Presidential candidate Bernie Sanders was born and raised in Brooklyn. A big Dodgers fan, Sanders was 16 years-old when they left town for Los Angeles. According to this story by Les Carpenter in The Guardian, that move played a large role in shaping Sanders’ view of businesses and, in turn, his politics.
Specifically he, like most kids, thought that the local professional sports team in some way belonged to Brooklyn. When they moved it dawned on him that sports teams are just businesses and that businesses serve their own interests and, as the story argues, set Sanders on the political course his continues to sail.
The fact that businesses serve their own interests is something most adults know, of course. It’s amazing to me, though — and very convenient for the owners of sports franchises — that so many adults refuse to see sports teams and leagues as the same as every other business, but I suppose that’s a conversation for another time.

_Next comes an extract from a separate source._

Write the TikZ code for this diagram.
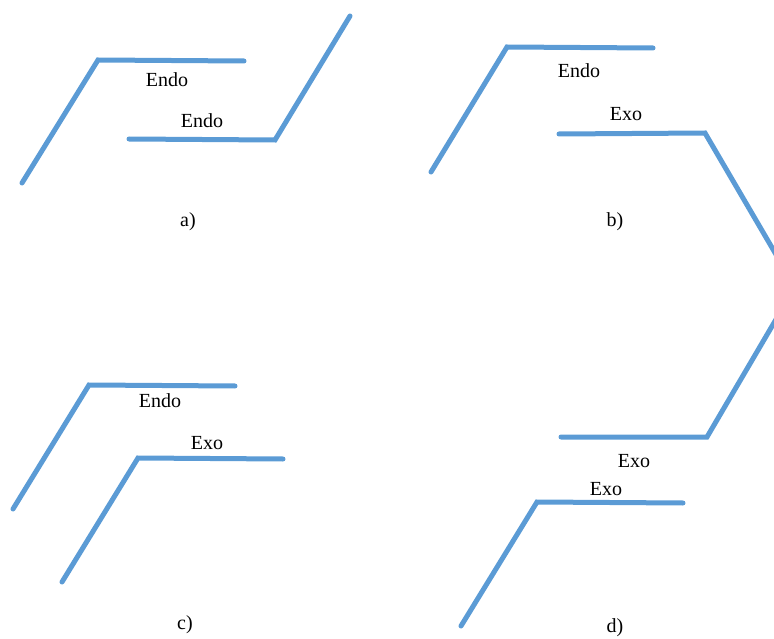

The article goes on to talk more about Sanders’ relationship with baseball over the years, first as the mayor of Burlington, Vermont, trying to woo minor league teams to his town. His first effort was to try to get the city to buy a team and sell shares of it to citizens so it could be publicly owned. That didn’t work out but, eventually, some minor league teams came to Burlington. The article also talks about how he was on the committee that hauled in Sammy Sosa, Rafael Palmeiro, Mark McGwire and everyone in front of them for some steroids grandstanding back in 2005. Sanders, some of you may recall, gave a little speech about how big a waste of time it was and how Congress should be doing more important things.
I still haven’t made up my mind about Bernie Sanders as a presidential candidate, but I think he and I would see eye-to-eye when it comes to baseball.